No. Coach Boone, Coach Yoast, and many players have said that there was tension at camp, but it existed primarily because of competition for positions on the team. “I wanted to make the team,” Ronnie Bass says in an interview. “I think that’s where most of the kids’ minds were. We were just trying to play football.”…Gregory Allen Howard rejects the current position of the players, “Yeah, right,” Howard says. “Who wants to say, ‘I hated (black people)?’ Who wants to say, ‘I hated white people?’ Who wants to say, ‘We hated each other.’ “
In an interview with ESPN, Howard would continue to peddle the idea that his screenplay was based on truth, when in reality he changed around a story that was barely about race in an all-out bid to make the most beneficial film to Black Run America’s agenda. He created pure propaganda:
“Titans” was the true story of the triumphant 1971 season of the T.C. Williams Titans, a racially integrated high school football team in Alexandria, Va., led by black coach Herman Boone (Denzel Washington). “Titans” killed at the box office, grossing $115 million, doubling that total on DVD and, ultimately, outearning all sports dramas not named “Rocky,” proving to studios that such inspirational (or is it “cheesy”?) fare can, indeed, lure today’s jaded moviegoers to theaters.
“The first thing you look for is an underdog who overcomes great odds.
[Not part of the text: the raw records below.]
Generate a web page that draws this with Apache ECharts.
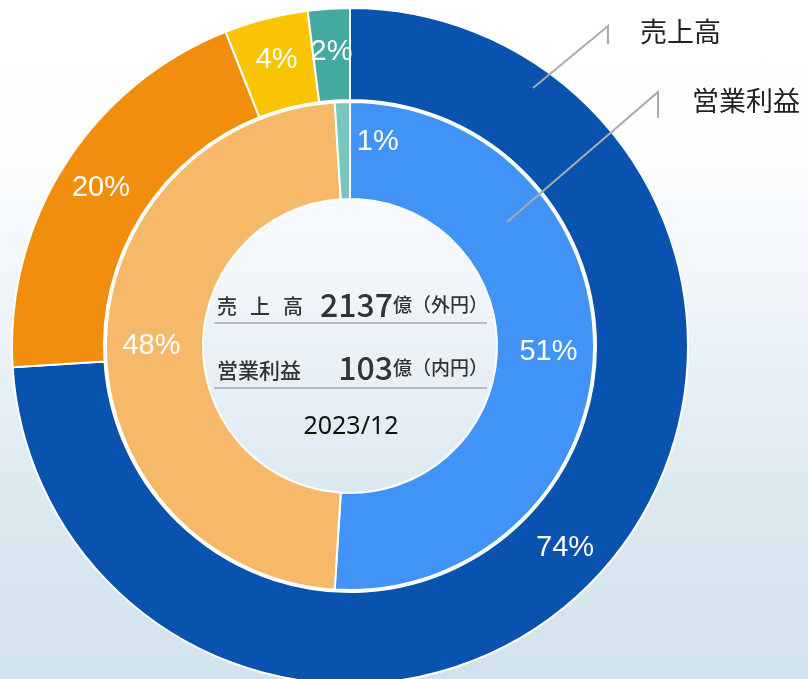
<!DOCTYPE html>
<html>
<head>
<meta charset="utf-8">
<script src="https://cdn.jsdelivr.net/npm/echarts@6/dist/echarts.min.js"></script>
<style>
  html, body { margin: 0; padding: 0; }
  #main {
    width: 808px; height: 679px;
    background: linear-gradient(to bottom, #ffffff 0%, #fdfeff 22%, #eef4f9 45%, #dde9f1 72%, #d2e2ec 100%);
  }
</style>
</head>
<body>
<div id="main"></div>
<script>
// 外円: 売上高, 内円: 営業利益
var outerNames = ['A', 'B', 'C', 'D'];
var outerValues = [74, 20, 4, 2];
var outerColors = ['#0953ae', '#f18e0e', '#f9c401', '#43aaa0'];

var innerNames = ['A', 'B', 'C'];
var innerValues = [51, 48, 1];
var innerColors = ['#4194f6', '#f6b969', '#76c7c0'];

var totalSales = '2137';
var totalProfit = '103';
var period = '2023/12';

var FONT = '"Noto Sans CJK JP", "Noto Sans", sans-serif';
var NUMFONT = '"Liberation Sans", Arial, sans-serif';

function toData(names, values, colors) {
    return names.map(function (n, i) {
        return { name: n, value: values[i], itemStyle: { color: colors[i] } };
    });
}

var innerData = toData(innerNames, innerValues, innerColors);
// 小さいスライスのラベルは右へずらす
innerData[2].label = { offset: [34, -6] };

var pieLabel = {
    show: true, position: 'inside', formatter: '{d}%',
    color: '#fff', fontSize: 29, fontFamily: NUMFONT
};

var myChart = echarts.init(document.getElementById('main'));

var option = {
    backgroundColor: 'transparent',
    animation: false,
    series: [
        {
            name: '売上高',
            type: 'pie',
            center: [350, 346],
            radius: [246, 338],
            startAngle: 90,
            silent: true,
            itemStyle: { borderColor: '#fff', borderWidth: 2 },
            label: pieLabel,
            labelLine: { show: false },
            data: toData(outerNames, outerValues, outerColors)
        },
        {
            name: '営業利益',
            type: 'pie',
            center: [350, 346],
            radius: [147, 244],
            startAngle: 90,
            silent: true,
            itemStyle: { borderColor: '#fff', borderWidth: 2 },
            label: pieLabel,
            labelLine: { show: false },
            data: innerData
        }
    ],
    graphic: [
        // 引出線
        { type: 'polyline', z: 100, shape: { points: [[533, 88], [608, 26], [608, 44]] },
          style: { stroke: '#aaaaaa', lineWidth: 2, fill: null } },
        { type: 'polyline', z: 100, shape: { points: [[507, 222], [658, 92], [658, 118]] },
          style: { stroke: '#aaaaaa', lineWidth: 2, fill: null } },
        { type: 'text', z: 100, left: 640, top: 18,
          style: { text: '売上高', fontSize: 27, fill: '#222', fontFamily: FONT } },
        { type: 'text', z: 100, left: 692, top: 87,
          style: { text: '営業利益', fontSize: 27, fill: '#222', fontFamily: FONT } },

        // 中央テキスト
        { type: 'text', z: 100, x: 217, y: 306,
          style: { text: '売', fontSize: 20, fill: '#333', fontFamily: FONT, fontWeight: 500, verticalAlign: 'middle' } },
        { type: 'text', z: 100, x: 250, y: 306,
          style: { text: '上', fontSize: 20, fill: '#333', fontFamily: FONT, fontWeight: 500, verticalAlign: 'middle' } },
        { type: 'text', z: 100, x: 283, y: 306,
          style: { text: '高', fontSize: 20, fill: '#333', fontFamily: FONT, fontWeight: 500, verticalAlign: 'middle' } },
        { type: 'text', z: 100, x: 488, y: 305,
          style: {
              text: '{v|' + totalSales + '}{u|億（外円）}',
              align: 'right', verticalAlign: 'middle',
              rich: {
                  v: { fontSize: 32, fill: '#333', fontFamily: FONT, fontWeight: 500 },
                  u: { fontSize: 19, fill: '#333', fontFamily: FONT, fontWeight: 500 }
              }
          } },
        { type: 'line', z: 100, shape: { x1: 214, y1: 323, x2: 487, y2: 323 },
          style: { stroke: '#8a8a8a', lineWidth: 1.2 } },

        { type: 'text', z: 100, x: 217, y: 370,
          style: { text: '営業利益', fontSize: 21, fill: '#333', fontFamily: FONT, fontWeight: 500, verticalAlign: 'middle' } },
        { type: 'text', z: 100, x: 488, y: 368,
          style: {
              text: '{v|' + totalProfit + '}{u|億（内円）}',
              align: 'right', verticalAlign: 'middle',
              rich: {
                  v: { fontSize: 32, fill: '#333', fontFamily: FONT, fontWeight: 500 },
                  u: { fontSize: 19, fill: '#333', fontFamily: FONT, fontWeight: 500 }
              }
          } },
        { type: 'line', z: 100, shape: { x1: 214, y1: 388, x2: 487, y2: 388 },
          style: { stroke: '#8a8a8a', lineWidth: 1.2 } },

        { type: 'text', z: 100, x: 351, y: 427,
          style: { text: period, fontSize: 25, fill: '#111', fontFamily: '"Noto Sans", sans-serif', align: 'center', verticalAlign: 'middle' } }
    ]
};

myChart.setOption(option);
</script>
</body>
</html>
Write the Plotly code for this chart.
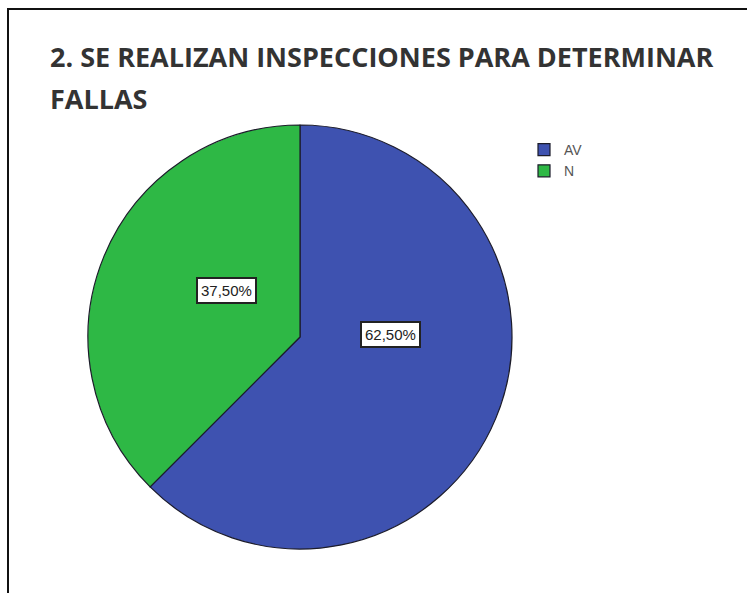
import plotly.graph_objects as go

labels = ["AV", "N"]
values = [62.5, 37.5]
colors = ["#3E52B0", "#2EB845"]
title_lines = ["2. SE REALIZAN INSPECCIONES PARA DETERMINAR", "FALLAS"]

W, H = 747, 593
cx, cy, r = 300, 337, 212

fig = go.Figure()
fig.add_trace(go.Pie(
    labels=labels, values=values, sort=False, direction="clockwise", rotation=0,
    marker=dict(colors=colors, line=dict(color="#1c1c2a", width=1.2)),
    textinfo="none", hoverinfo="label+percent",
    domain=dict(x=[(cx - r) / W, (cx + r) / W], y=[(H - cy - r) / H, (H - cy + r) / H]),
))

label_pos = [(390, 334), (196, 290)]
for v, (px, py) in zip(values, label_pos):
    fig.add_annotation(
        x=px / W, y=1 - py / H, xref="paper", yref="paper",
        text=f"{v:.2f}%".replace(".", ","), showarrow=False,
        font=dict(family="Liberation Sans, Arial", size=15, color="#222"),
        bgcolor="white", bordercolor="#222", borderwidth=2, borderpad=3,
    )

title_y = [36, 78]
for line, ty in zip(title_lines, title_y):
    fig.add_annotation(
        x=48 / W, y=1 - ty / H, xref="paper", yref="paper", xanchor="left", yanchor="top",
        text="<b>" + line + "</b>", showarrow=False, align="left",
        font=dict(family="Open Sans", size=27, color="#333"),
    )

fig.add_shape(type="rect", xref="paper", yref="paper",
              x0=8 / W, x1=1.02, y0=-0.02, y1=1 - 9 / H,
              line=dict(color="#111", width=2), fillcolor="rgba(0,0,0,0)")

fig.update_layout(
    width=W, height=H, margin=dict(l=0, r=0, t=0, b=0),
    paper_bgcolor="white", plot_bgcolor="white",
    showlegend=True,
    legend=dict(x=524 / W, y=1 - 134 / H, xanchor="left", yanchor="top",
                font=dict(family="Liberation Sans, Arial", size=14, color="#555"),
                itemwidth=30, tracegroupgap=0, bgcolor="rgba(0,0,0,0)"),
)

fig.write_html("out.html")
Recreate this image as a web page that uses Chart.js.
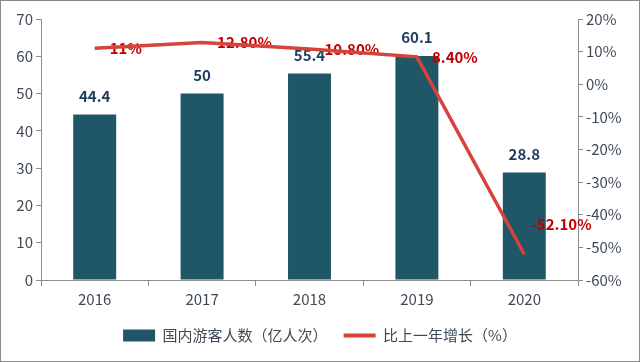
<!DOCTYPE html>
<html>
<head>
<meta charset="utf-8">
<script src="https://cdn.jsdelivr.net/npm/chart.js@4.4.1/dist/chart.umd.min.js"></script>
<style>
  html, body { margin: 0; padding: 0; background: #fff; }
  #wrap { width: 640px; height: 362px; box-sizing: border-box; border: 1px solid #8a8a8a; }
  canvas { display: block; }
</style>
</head>
<body>
<div id="wrap"><canvas id="chart" width="638" height="360"></canvas></div>
<script>
// 数据
const years = ['2016', '2017', '2018', '2019', '2020'];
const visitors = [44.4, 50, 55.4, 60.1, 28.8];
const growth = [11, 12.8, 10.8, 8.4, -52.1];
const growthLabels = ['11%', '12.80%', '10.80%', '8.40%', '-52.10%'];

const FONT = '"Noto Sans CJK SC", "Noto Sans", sans-serif';
const tickColor = '#3f4a57';
const axisColor = '#8c8c8c';

// 数据标签：柱子上方 + 折线点右侧（画在折线下面）
const labelPlugin = {
  id: 'labels',
  beforeDatasetDraw(chart, args) {
    if (args.index !== 1) return;
    const ctx = chart.ctx;
    ctx.save();
    ctx.font = 'bold 15px ' + FONT;

    ctx.fillStyle = '#1f3b5f';
    ctx.textAlign = 'center';
    ctx.textBaseline = 'bottom';
    chart.getDatasetMeta(0).data.forEach((bar, i) => {
      ctx.fillText(String(visitors[i]), bar.x, bar.y - 11);
    });

    ctx.fillStyle = '#c00000';
    ctx.textAlign = 'left';
    ctx.textBaseline = 'middle';
    chart.getDatasetMeta(1).data.forEach((pt, i) => {
      const neg = growth[i] < 0;
      ctx.fillText(growthLabels[i], pt.x + (neg ? 7 : 15), pt.y + (neg ? -30 : 0));
    });
    ctx.restore();
  }
};

new Chart(document.getElementById('chart'), {
  data: {
    labels: years,
    datasets: [
      {
        type: 'bar',
        label: '国内游客人数（亿人次）',
        data: visitors,
        backgroundColor: '#1f5766',
        categoryPercentage: 1,
        barPercentage: 0.4,
        yAxisID: 'y',
        order: 1
      },
      {
        type: 'line',
        label: '比上一年增长（%）',
        data: growth,
        borderColor: '#d6433d',
        backgroundColor: '#d6433d',
        borderWidth: 3.5,
        pointRadius: 0,
        tension: 0,
        yAxisID: 'y1',
        order: 0
      }
    ]
  },
  options: {
    responsive: false,
    animation: false,
    layout: { padding: { top: 18, left: 0, right: 0, bottom: 8 } },
    plugins: {
      tooltip: { enabled: false },
      legend: {
        position: 'bottom',
        labels: {
          font: { family: FONT, size: 15 },
          color: tickColor,
          usePointStyle: true,
          boxHeight: 12,
          pointStyleWidth: 32,
          padding: 16,
          generateLabels(chart) {
            return chart.data.datasets.map((ds, i) => ({
              text: ds.label,
              fillStyle: ds.backgroundColor,
              strokeStyle: ds.type === 'line' ? ds.borderColor : ds.backgroundColor,
              lineWidth: ds.type === 'line' ? 4 : 0,
              pointStyle: ds.type === 'line' ? 'line' : 'rect',
              fontColor: tickColor,
              datasetIndex: i
            }));
          }
        }
      }
    },
    scales: {
      x: {
        offset: true,
        grid: { display: true, offset: true, drawOnChartArea: false, tickLength: 6, color: axisColor },
        border: { color: axisColor },
        ticks: { font: { family: FONT, size: 15 }, color: tickColor, padding: 4 }
      },
      y: {
        position: 'left',
        min: 0,
        max: 70,
        ticks: { stepSize: 10, font: { family: FONT, size: 15 }, color: tickColor, padding: 3 },
        grid: { drawOnChartArea: false, tickLength: 5, color: axisColor },
        border: { color: axisColor },
        afterFit(scale) { scale.width = 40; }
      },
      y1: {
        position: 'right',
        min: -60,
        max: 20,
        ticks: {
          stepSize: 10,
          font: { family: FONT, size: 15 },
          color: tickColor,
          padding: 3,
          callback: v => v + '%'
        },
        grid: { drawOnChartArea: false, tickLength: 5, color: axisColor },
        border: { color: axisColor },
        afterFit(scale) { scale.width = 61; }
      }
    }
  },
  plugins: [labelPlugin]
});
</script>
</body>
</html>
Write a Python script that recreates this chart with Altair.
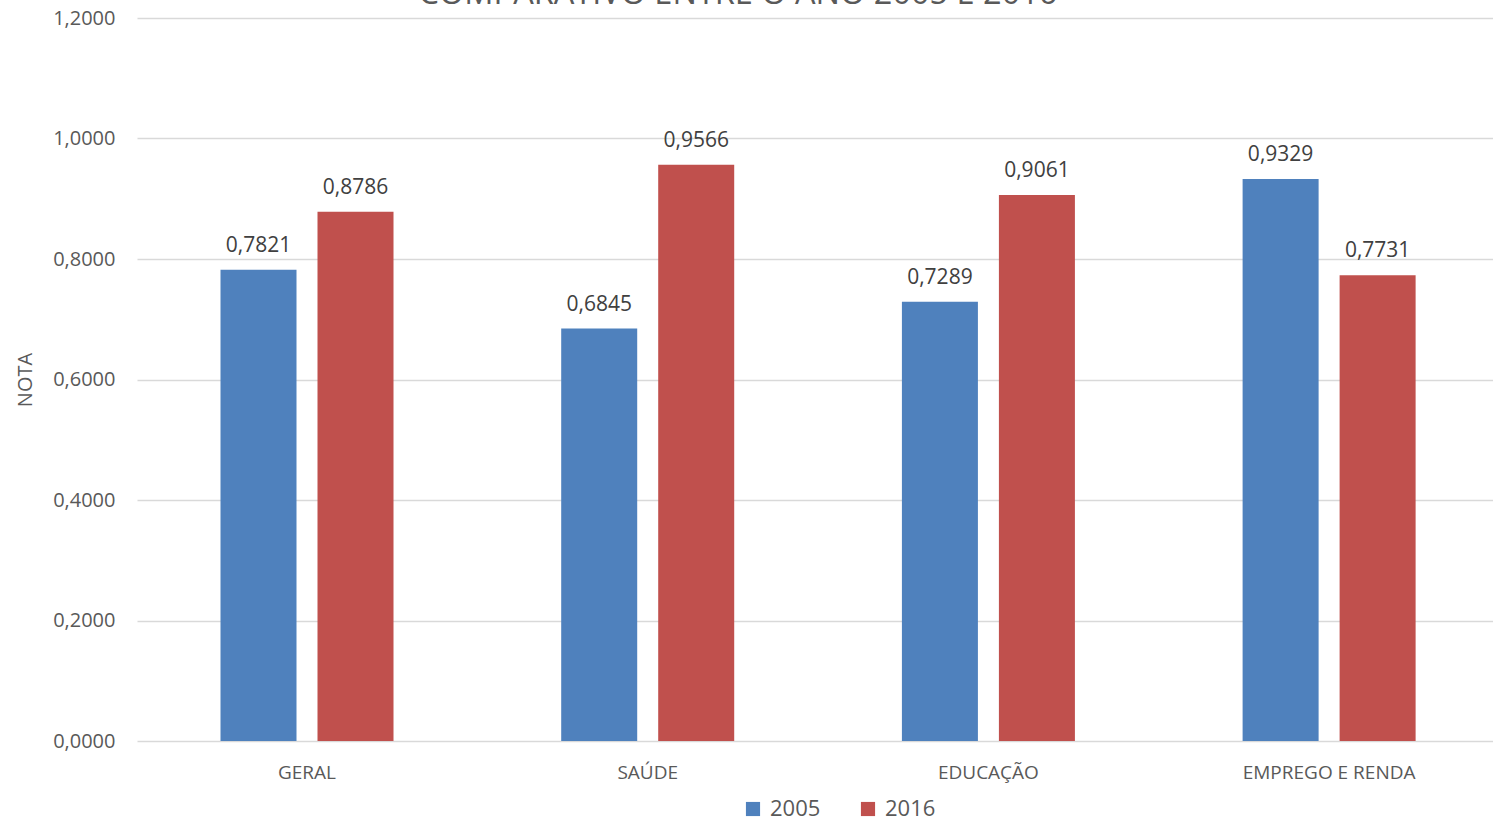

But you’re also looking for someone who’s not a conscious hero. Herman Boone from ‘Titans’ was not trying to bring the civil rights movement to Alexandria. He wasn’t into any of that s—. He’d tell you, even today, ‘I just tried to win football games.’ His intentions weren’t particularly noble.”
It’s said the road to hell is paved with good intentions. The building blocks used to construct Black Run America were made with incredibly flimsy material that can’t hold up to too many direct strikes. Movies like Remember the Titans and Glory Road are a reminder of the awesome power of sports to create positive images of Black people and, simultaneously, denigrate an entire people for “fictional” events.

Every “racist” white character in Remember the Titans was made up by Howard, who was more than likely the un-credited writer in Glory Road who introduced the Confederate flag (because all evil white people worship the Confederate flag…) to the climatic Texas Western-Kentucky game and also the person who wrote that the white players refused to shake the hands of the triumphant Black players.

Black Run America is powered by lies. Even in movies that ostensibly are based on “truth,” lies remain endemic to manufacture the necessary response to the story. That they must be told in the vilest forms of propaganda shows the fragility of BRA.

Both Glory Road and Remember the Titans can be interpreted as the Howard Zinn version of American history. Howard Zinn version of American history.  More children grow up identifying with these films and interpreting the past through these lenses.  Every high school athlete has seen Remember the Titans and Coach Boone is to high school football as Martin Luther King is to the political establishment.  Every avenue of society needs a patron Saint in BRA.  No stone can be left untouched, and guilt must be gleaned even when historical circumstances suggest otherwise.